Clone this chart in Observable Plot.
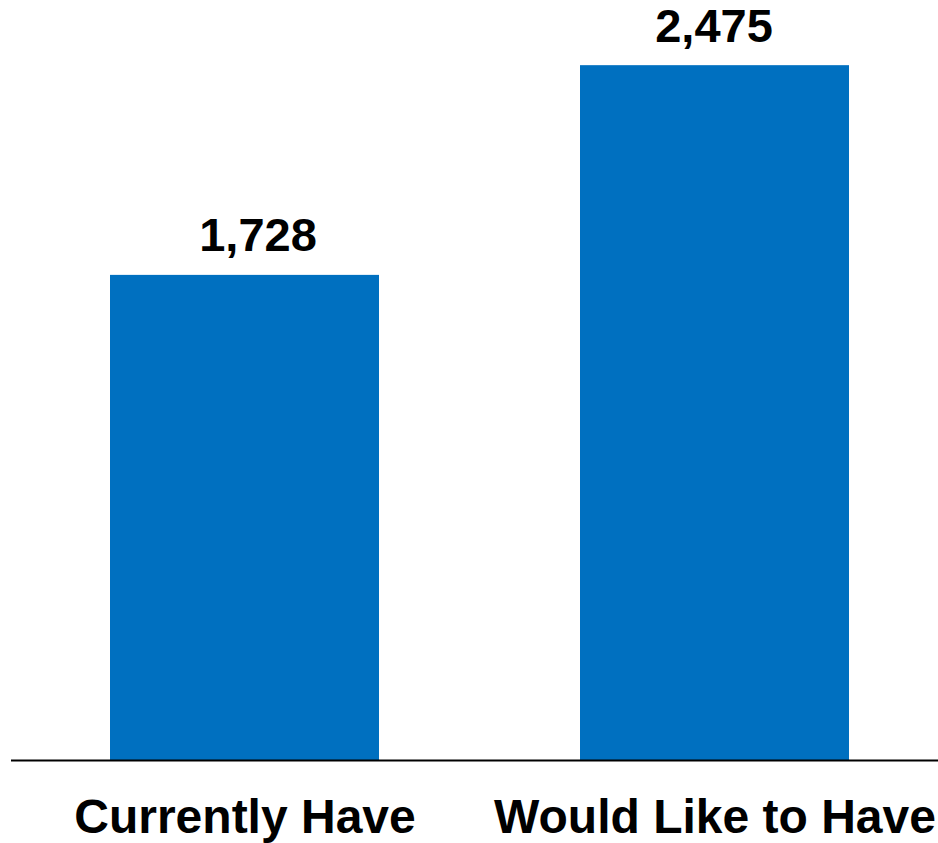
<!DOCTYPE html>
<html>
<head>
<meta charset="utf-8">
<script src="https://cdn.jsdelivr.net/npm/d3@7"></script>
<script src="https://cdn.jsdelivr.net/npm/@observablehq/plot@0.6"></script>
<style>
  html, body { margin: 0; padding: 0; background: #fff; }
</style>
</head>
<body>
<div id="chart"></div>
<script>
const categories = ["Currently Have", "Would Like to Have"];
const values = [1728, 2475];
const valueLabels = ["1,728", "2,475"];

const data = categories.map((c, i) => ({category: c, value: values[i], label: valueLabels[i]}));

const labelStyle = {x: "category", y: "value", text: "label", lineAnchor: "middle", dy: -39, fontSize: 47, fontWeight: "bold", fill: "#000"};

const chart = Plot.plot({
  width: 938,
  height: 843,
  marginTop: 2,
  marginBottom: 83,
  marginLeft: 11,
  marginRight: 0,
  style: {fontFamily: "'Liberation Sans', Arial, sans-serif", fontWeight: "bold", color: "#000", background: "#fff"},
  x: {domain: categories, paddingInner: 0.428, paddingOuter: 0.2, align: 0.527, label: null},
  y: {domain: [0, 2700], axis: null},
  marks: [
    Plot.barY(data, {x: "category", y: "value", fill: "#0070C0"}),
    Plot.ruleY([0], {stroke: "#000", strokeWidth: 2}),
    Plot.text(data.slice(0, 1), {...labelStyle, dx: 13}),
    Plot.text(data.slice(1), {...labelStyle, dx: -1}),
    Plot.axisX({tickSize: 0, tickPadding: 38, fontSize: 48, fontWeight: "bold", label: null, fill: "#000"})
  ]
});
document.getElementById("chart").appendChild(chart);
</script>
</body>
</html>
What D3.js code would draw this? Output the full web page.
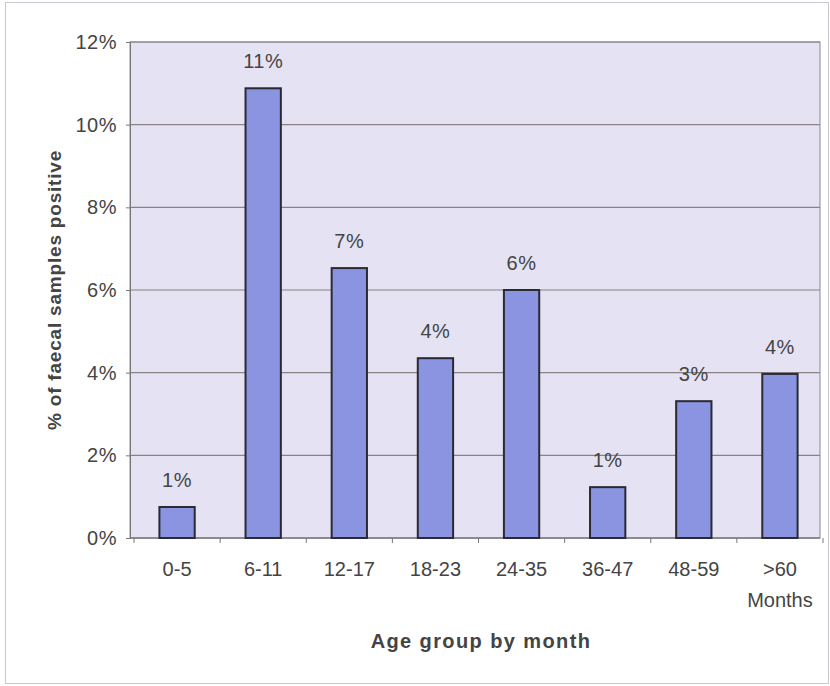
<!DOCTYPE html>
<html><head><meta charset="utf-8">
<script src="https://cdn.jsdelivr.net/npm/d3@7"></script>
<style>body{margin:0;background:#fff;} text{font-family:"Liberation Sans",Arial,sans-serif;}</style>
</head><body>
<svg id="c" width="830" height="686"></svg>
<script>
const categories = ["0-5","6-11","12-17","18-23","24-35","36-47","48-59",">60"];
const values = [0.75,10.88,6.53,4.35,6.0,1.23,3.31,3.97];
const labels = ["1%","11%","7%","4%","6%","1%","3%","4%"];
const yTicks = [0,2,4,6,8,10,12];

const svg = d3.select("#c");
svg.append("rect").attr("x",5.5).attr("y",2.5).attr("width",823).attr("height",681)
  .attr("fill","#fff").attr("stroke","#c8c8d0");
const m = {l:130,t:42,r:820,b:538};
const x = d3.scaleBand().domain(categories).range([134,823]).paddingInner(0.59).paddingOuter(0.295);
const y = d3.scaleLinear().domain([0,12]).range([m.b,m.t]);

svg.append("rect").attr("x",m.l).attr("y",m.t).attr("width",m.r-m.l).attr("height",m.b-m.t)
  .attr("fill","#e4e2f3").attr("stroke","#8c8890");
svg.selectAll(".g").data(yTicks).enter().append("line")
  .attr("x1",m.l).attr("x2",m.r).attr("y1",d=>y(d)).attr("y2",d=>y(d))
  .attr("stroke","#8a8282").attr("stroke-width",1.2);

const ya = svg.append("g").attr("transform",`translate(${m.l},0)`)
  .call(d3.axisLeft(y).tickValues(yTicks).tickFormat(d=>d+"%").tickSize(4).tickPadding(9));
ya.select(".domain").attr("stroke","#777");
ya.selectAll("line").attr("stroke","#777");
ya.selectAll("text").attr("font-size",20).attr("letter-spacing",0.5).attr("fill","#444");

const xa = svg.append("g").attr("transform",`translate(0,${m.b})`)
  .call(d3.axisBottom(x).tickSize(0).tickPadding(24));
xa.select(".domain").remove();
xa.selectAll("text").attr("font-size",20).attr("fill","#444");
svg.append("line").attr("x1",m.l).attr("x2",m.r).attr("y1",m.b).attr("y2",m.b).attr("stroke","#777");
const bounds = d3.range(categories.length+1).map(i=>x.range()[0]+i*x.step()).filter(v=>v<=m.r+6);
svg.selectAll(".xt").data(bounds).enter().append("line")
  .attr("x1",d=>d).attr("x2",d=>d).attr("y1",m.b).attr("y2",m.b+5).attr("stroke","#777");
svg.append("text").attr("x",x(">60")+x.bandwidth()/2).attr("y",607).attr("text-anchor","middle")
  .attr("font-size",20).attr("fill","#444").text("Months");

svg.selectAll(".bar").data(values).enter().append("rect")
  .attr("x",(d,i)=>x(categories[i])).attr("y",d=>y(d))
  .attr("width",x.bandwidth()).attr("height",d=>y(0)-y(d))
  .attr("fill","#8a94e0").attr("stroke","#2a2a35").attr("stroke-width",2);

svg.selectAll(".lab").data(values).enter().append("text")
  .attr("x",(d,i)=>x(categories[i])+x.bandwidth()/2).attr("y",d=>y(d)-20)
  .attr("text-anchor","middle").attr("font-size",20).attr("letter-spacing",0.5).attr("fill","#444")
  .text((d,i)=>labels[i]);

svg.append("text").attr("x",481).attr("y",648).attr("text-anchor","middle")
  .attr("font-size",20).attr("font-weight","bold").attr("letter-spacing",1.4).attr("fill","#444").text("Age group by month");
svg.append("text").attr("transform","translate(61,290) rotate(-90)").attr("text-anchor","middle")
  .attr("font-size",19).attr("font-weight","bold").attr("letter-spacing",0.8).attr("fill","#444").text("% of faecal samples positive");
</script>
</body></html>
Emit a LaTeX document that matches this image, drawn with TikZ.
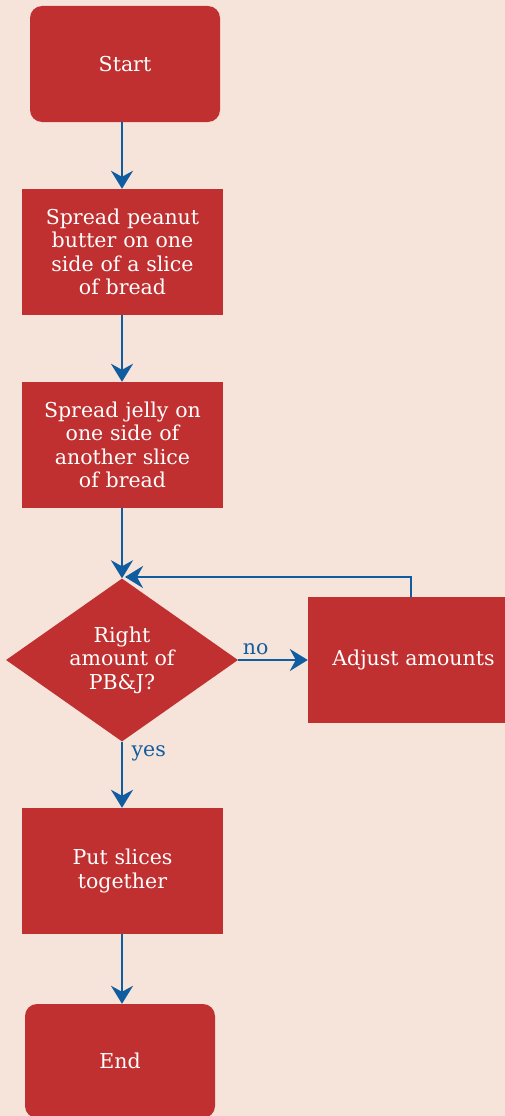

::::

Task brief:
Nothing but the pictures may be dropped; output the records above exactly.

Expected answer:
Clone this chart in Observable Plot.
<!DOCTYPE html>
<html>
<head>
<meta charset="utf-8">
<script src="https://cdn.jsdelivr.net/npm/d3@7"></script>
<script src="https://cdn.jsdelivr.net/npm/@observablehq/plot@0.6"></script>
<style>
  html, body { margin: 0; padding: 0; background: #fff; }
</style>
</head>
<body>
<div id="chart"></div>
<script>
const categories = ["Currently Have", "Would Like to Have"];
const values = [1728, 2475];
const valueLabels = ["1,728", "2,475"];

const data = categories.map((c, i) => ({category: c, value: values[i], label: valueLabels[i]}));

const labelStyle = {x: "category", y: "value", text: "label", lineAnchor: "middle", dy: -39, fontSize: 47, fontWeight: "bold", fill: "#000"};

const chart = Plot.plot({
  width: 938,
  height: 843,
  marginTop: 2,
  marginBottom: 83,
  marginLeft: 11,
  marginRight: 0,
  style: {fontFamily: "'Liberation Sans', Arial, sans-serif", fontWeight: "bold", color: "#000", background: "#fff"},
  x: {domain: categories, paddingInner: 0.428, paddingOuter: 0.2, align: 0.527, label: null},
  y: {domain: [0, 2700], axis: null},
  marks: [
    Plot.barY(data, {x: "category", y: "value", fill: "#0070C0"}),
    Plot.ruleY([0], {stroke: "#000", strokeWidth: 2}),
    Plot.text(data.slice(0, 1), {...labelStyle, dx: 13}),
    Plot.text(data.slice(1), {...labelStyle, dx: -1}),
    Plot.axisX({tickSize: 0, tickPadding: 38, fontSize: 48, fontWeight: "bold", label: null, fill: "#000"})
  ]
});
document.getElementById("chart").appendChild(chart);
</script>
</body>
</html>
What D3.js code would draw this? Output the full web page.
<!DOCTYPE html>
<html><head><meta charset="utf-8">
<script src="https://cdn.jsdelivr.net/npm/d3@7"></script>
<style>body{margin:0;background:#fff;} text{font-family:"Liberation Sans",Arial,sans-serif;}</style>
</head><body>
<svg id="c" width="830" height="686"></svg>
<script>
const categories = ["0-5","6-11","12-17","18-23","24-35","36-47","48-59",">60"];
const values = [0.75,10.88,6.53,4.35,6.0,1.23,3.31,3.97];
const labels = ["1%","11%","7%","4%","6%","1%","3%","4%"];
const yTicks = [0,2,4,6,8,10,12];

const svg = d3.select("#c");
svg.append("rect").attr("x",5.5).attr("y",2.5).attr("width",823).attr("height",681)
  .attr("fill","#fff").attr("stroke","#c8c8d0");
const m = {l:130,t:42,r:820,b:538};
const x = d3.scaleBand().domain(categories).range([134,823]).paddingInner(0.59).paddingOuter(0.295);
const y = d3.scaleLinear().domain([0,12]).range([m.b,m.t]);

svg.append("rect").attr("x",m.l).attr("y",m.t).attr("width",m.r-m.l).attr("height",m.b-m.t)
  .attr("fill","#e4e2f3").attr("stroke","#8c8890");
svg.selectAll(".g").data(yTicks).enter().append("line")
  .attr("x1",m.l).attr("x2",m.r).attr("y1",d=>y(d)).attr("y2",d=>y(d))
  .attr("stroke","#8a8282").attr("stroke-width",1.2);

const ya = svg.append("g").attr("transform",`translate(${m.l},0)`)
  .call(d3.axisLeft(y).tickValues(yTicks).tickFormat(d=>d+"%").tickSize(4).tickPadding(9));
ya.select(".domain").attr("stroke","#777");
ya.selectAll("line").attr("stroke","#777");
ya.selectAll("text").attr("font-size",20).attr("letter-spacing",0.5).attr("fill","#444");

const xa = svg.append("g").attr("transform",`translate(0,${m.b})`)
  .call(d3.axisBottom(x).tickSize(0).tickPadding(24));
xa.select(".domain").remove();
xa.selectAll("text").attr("font-size",20).attr("fill","#444");
svg.append("line").attr("x1",m.l).attr("x2",m.r).attr("y1",m.b).attr("y2",m.b).attr("stroke","#777");
const bounds = d3.range(categories.length+1).map(i=>x.range()[0]+i*x.step()).filter(v=>v<=m.r+6);
svg.selectAll(".xt").data(bounds).enter().append("line")
  .attr("x1",d=>d).attr("x2",d=>d).attr("y1",m.b).attr("y2",m.b+5).attr("stroke","#777");
svg.append("text").attr("x",x(">60")+x.bandwidth()/2).attr("y",607).attr("text-anchor","middle")
  .attr("font-size",20).attr("fill","#444").text("Months");

svg.selectAll(".bar").data(values).enter().append("rect")
  .attr("x",(d,i)=>x(categories[i])).attr("y",d=>y(d))
  .attr("width",x.bandwidth()).attr("height",d=>y(0)-y(d))
  .attr("fill","#8a94e0").attr("stroke","#2a2a35").attr("stroke-width",2);

svg.selectAll(".lab").data(values).enter().append("text")
  .attr("x",(d,i)=>x(categories[i])+x.bandwidth()/2).attr("y",d=>y(d)-20)
  .attr("text-anchor","middle").attr("font-size",20).attr("letter-spacing",0.5).attr("fill","#444")
  .text((d,i)=>labels[i]);

svg.append("text").attr("x",481).attr("y",648).attr("text-anchor","middle")
  .attr("font-size",20).attr("font-weight","bold").attr("letter-spacing",1.4).attr("fill","#444").text("Age group by month");
svg.append("text").attr("transform","translate(61,290) rotate(-90)").attr("text-anchor","middle")
  .attr("font-size",19).attr("font-weight","bold").attr("letter-spacing",0.8).attr("fill","#444").text("% of faecal samples positive");
</script>
</body></html>
Emit a LaTeX document that matches this image, drawn with TikZ.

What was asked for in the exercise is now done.